Day 1 in Brisbane was boring. Sorry. The North Bank had the Clock Tower as a highlight, which provided a view of the small church in the middle of the city, but otherwise only showed unphotogenic buildings. Great. So I decided to finally visit one of the Myer shopping centers, the fancy version of Karstadt. Strange Brisbane.

Thankfully, I fell in love with the South Bank during the morning run, the second part of the city separated by the Brisbane River. In addition to a huge water facility in the middle of the city, the wonderful Riverwalk, and the small rainforest, there was a small beach area, a Ferris wheel, art museums, and the pretty Brisbane installation.

Brisbane

The icing on the cake was the Million Paws Walk the next morning (lots and lots of paws), where residents walked a certain route with their dogs for a good cause. And there I sat, barely able to concentrate on my book because of all the four-legged friends.
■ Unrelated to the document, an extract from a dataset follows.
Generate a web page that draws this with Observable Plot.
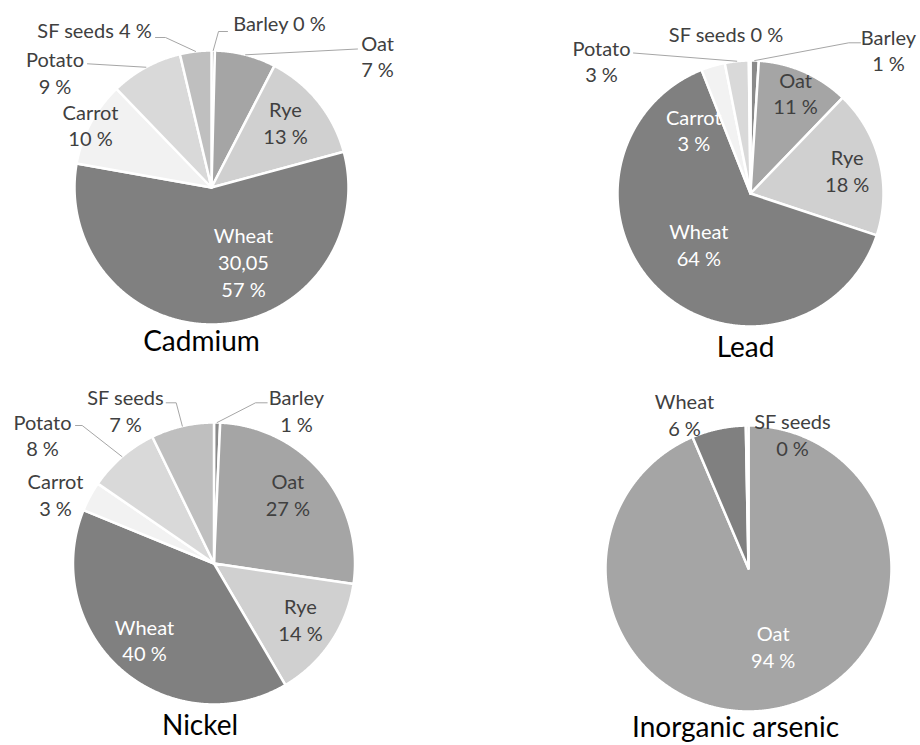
<!DOCTYPE html>
<html><head><meta charset="utf-8">
<script src="https://cdn.jsdelivr.net/npm/d3@7"></script>
<script src="https://cdn.jsdelivr.net/npm/@observablehq/plot@0.6"></script>
<style>body{margin:0;background:#fff}</style>
</head><body><div id="chart"></div>
<script>
// ---------- data ----------
const categories = ["Barley", "Oat", "Rye", "Wheat", "Carrot", "Potato", "SF seeds"];
const metals = ["Cadmium", "Lead", "Nickel", "Inorganic arsenic"];
const cadmium = [0.4, 7.2, 13.2, 57.0, 10.0, 8.5, 3.7];
const lead    = [1.0, 11.2, 17.9, 63.9, 2.9, 2.9, 0.2];
const nickel  = [0.7, 26.6, 14.2, 39.6, 3.4, 8.2, 7.2];
const arsenic = [null, 93.6, null, 6.1, null, null, 0.3];
const extraValueLabels = {"Cadmium": {"Wheat": "30,05"}};

// ---------- styles & layout ----------
const sliceColors = ["#8a8a8a", "#a5a5a5", "#d0d0d0", "#808080", "#f2f2f2", "#d9d9d9", "#bfbfbf"];
const seriesByMetal = {"Cadmium": cadmium, "Lead": lead, "Nickel": nickel, "Inorganic arsenic": arsenic};
const pieLayout = {
  "Cadmium":           {cx: 211,   cy: 187, r: 137, title: [-10, 155]},
  "Lead":              {cx: 750,   cy: 193, r: 133, title: [-5, 155]},
  "Nickel":            {cx: 213.5, cy: 563, r: 141, title: [-14, 163]},
  "Inorganic arsenic": {cx: 748,   cy: 568, r: 143, title: [-13, 160]}
};
// label block centre offsets from pie centre; sep = separator between name & value; light = white text
const labelLayout = {
  "Cadmium": {
    "Barley":   {at: [68, -165], sep: " ", leader: [[16, -156], [7, -156]]},
    "Oat":      {at: [166, -132], sep: "\n", leader: [[146, -138.5]]},
    "Rye":      {at: [74, -65.5], sep: "\n"},
    "Wheat":    {at: [32, 74], sep: "\n", light: true},
    "Carrot":   {at: [-121, -63], sep: "\n"},
    "Potato":   {at: [-156.5, -115.5], sep: "\n", leader: [[-124, -123.7]]},
    "SF seeds": {at: [-117, -158], sep: " ", leader: [[-56, -150], [-46, -150]]}
  },
  "Lead": {
    "Barley":   {at: [138, -144], sep: "\n", leader: [[110, -150.7], [98.3, -150.7]]},
    "Oat":      {at: [45, -101], sep: "\n"},
    "Rye":      {at: [96.7, -23.7], sep: "\n"},
    "Wheat":    {at: [-51.7, 50.3], sep: "\n", light: true},
    "Carrot":   {at: [-56.7, -64.2], sep: "\n", light: true},
    "Potato":   {at: [-149, -133], sep: "\n", leader: [[-117, -140.5]]},
    "SF seeds": {at: [-24.5, -159.7], sep: " "}
  },
  "Nickel": {
    "Barley":   {at: [82.5, -153.3], sep: "\n", leader: [[53.2, -160.7], [41.5, -160.7]]},
    "Oat":      {at: [73.8, -69.3], sep: "\n"},
    "Rye":      {at: [86.5, 55.3], sep: "\n"},
    "Wheat":    {at: [-69.5, 75.8], sep: "\n", light: true},
    "Carrot":   {at: [-158.5, -69.3], sep: "\n"},
    "Potato":   {at: [-171.5, -129], sep: "\n", leader: [[-138.5, -138], [-131.8, -138]]},
    "SF seeds": {at: [-88.5, -153.3], sep: "\n", leader: [[-47.8, -160.7], [-37.8, -160.7]]}
  },
  "Inorganic arsenic": {
    "Oat":      {at: [24.7, 77.5], sep: "\n", light: true},
    "Wheat":    {at: [-64, -154.7], sep: "\n"},
    "SF seeds": {at: [44, -134.7], sep: "\n"}
  }
};

// ---------- build geometry through d3.pie ----------
const pieGen = d3.pie().sort(null).value(d => d.value);
const slicePts = [], leaderPts = [], labels = [], titles = [];
for (const metal of metals) {
  const L = pieLayout[metal];
  const vals = seriesByMetal[metal];
  const items = categories.map((c, i) => ({cat: c, value: vals[i], color: sliceColors[i]}))
                          .filter(d => d.value != null);
  const total = d3.sum(items, d => d.value);
  const arcs = pieGen(items);
  for (const a of arcs) {
    const id = metal + "|" + a.data.cat;
    slicePts.push({id, x: L.cx, y: L.cy, color: a.data.color});
    const n = Math.max(2, Math.ceil((a.endAngle - a.startAngle) / 0.005));
    for (let k = 0; k <= n; k++) {
      const t = a.startAngle + (a.endAngle - a.startAngle) * k / n;
      slicePts.push({id, x: L.cx + L.r * Math.sin(t), y: L.cy - L.r * Math.cos(t), color: a.data.color});
    }
    slicePts.push({id, x: L.cx, y: L.cy, color: a.data.color});

    const lay = labelLayout[metal][a.data.cat];
    const pct = Math.round(a.data.value / total * 100) + " %";
    const extra = (extraValueLabels[metal] || {})[a.data.cat];
    const text = a.data.cat + lay.sep + (extra ? extra + "\n" : "") + pct;
    labels.push({x: L.cx + lay.at[0], y: L.cy + lay.at[1], text, fill: lay.light ? "#ffffff" : "#404040"});
    if (lay.leader) {
      const mid = (a.startAngle + a.endAngle) / 2;
      for (const p of lay.leader) leaderPts.push({id, x: L.cx + p[0], y: L.cy + p[1]});
      leaderPts.push({id, x: L.cx + L.r * Math.sin(mid), y: L.cy - L.r * Math.cos(mid)});
    }
  }
  titles.push({x: L.cx + L.title[0], y: L.cy + L.title[1], text: metal});
}

const chart = Plot.plot({
  width: 920, height: 745, margin: 0,
  x: {domain: [0, 920], range: [0, 920], axis: null},
  y: {domain: [0, 745], range: [0, 745], axis: null},
  color: {type: "identity"},
  style: {fontFamily: "Lato, 'Open Sans', sans-serif", background: "#fff"},
  marks: [
    Plot.line(slicePts, {x: "x", y: "y", z: "id", fill: "color", stroke: "#ffffff", strokeWidth: 2.5}),
    Plot.line(leaderPts, {x: "x", y: "y", z: "id", stroke: "#a6a6a6", strokeWidth: 1}),
    Plot.text(labels, {x: "x", y: "y", text: "text", fill: "fill", fontSize: 20, lineHeight: 1.33}),
    Plot.text(titles, {x: "x", y: "y", text: "text", fill: "#000000", fontSize: 28})
  ]
});
document.getElementById("chart").appendChild(chart);
</script>
</body></html>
How much I miss my Sylvie!
In the afternoon, I was already back at the bus station (time pressure!), where I met three familiar faces from Sydney and made a new acquaintance, with whom I immediately went for coffee.
How beautiful is it to meet a stranger 'on the road' and be able to chat and laugh together immediately, to connect within minutes and have a good time? I remember this girl at the bus station, with whom I only started a conversation at the counter and 5 minutes later we went for coffee, exchanging thoughts about God and the world. Or rather, God and Australia.
As we made our way back with our coffee, she eventually asked me after an hour, what my name was actually. How strange and cool at the same time, right?
Who does that in Germany? Would I do it like that at home? You? Do you have to become a lonely backpacker in the middle of nowhere to become so open? Probably, yeah...
As a group of 5 people, we arrived in the hostel in Noosa in the late afternoon. The hostel, the people, Noosa, great! We had a BBQ, cider, and good conversations. What a simple and beautiful evening!

NOOSA & HINTERLAND
The next day, I actually met my Sydney acquaintance Carolyn again, for which I first took a bus to Caloundra for almost 2 hours. Carolyn was already waiting for me at the bus station, and since she had to go home again to help the electrician with her PC, we went back to her beautiful home. I had long conversations with her husband, we had coffee, and I finally had a dog to play with again. It was as if this hospitality wasn't already fascinating enough, Carolyn eventually took me on a ride to the 'hinterland', where we had a little picnic and visited one of the coolest pubs in Australia for a Corona. Completely overwhelmed by Australian warmth, Carolyn finally drove me home to Noosa, of course with coffee and a walk on the beach. We arrived in Noosa just in time for the sunset, from where Carolyn had to drive home for another hour.
with my lovely Carolyn
with my lovely Carolyn

She hadn't actually sacrificed her only day off in the week to show a lousy backpacker Australia and her home, had she? To be honest, I hesitated twice before actually calling the number of the stranger woman because, wouldn't the relationship become strange? What would we talk about, and what did she expect from me?
But thankfully, I called Carolyn, and not only did I see more of Australia, but with her as a 'local', I could also learn a lot. It was as if we had known each other forever; I talked on the phone with her daughter, and we had conversations, so good and so many that I could tell them all.
Noosa showed itself from its most beautiful side the next morning. I took a wonderful walk along the beach, and for the first time, that feeling arose in me... fuck, I don't want to leave.
My journey was rapidly approaching its end, and as my home became more tangible, Australia seemed to drift further away. How could 8 months pass by so quickly? Is it possible that my lifelong dream, which I had worked and yearned for for years, would soon be a thing of the past? At the end of the world and still longing for adventure. This is not how I imagined it.
And as fate would have it, I got back on the bus to Rainbow Beach after a beautiful afternoon in Noosa National Park. For the first time, I had a small bathroom in the 8-bed hostel room. Miracles do happen, my friends.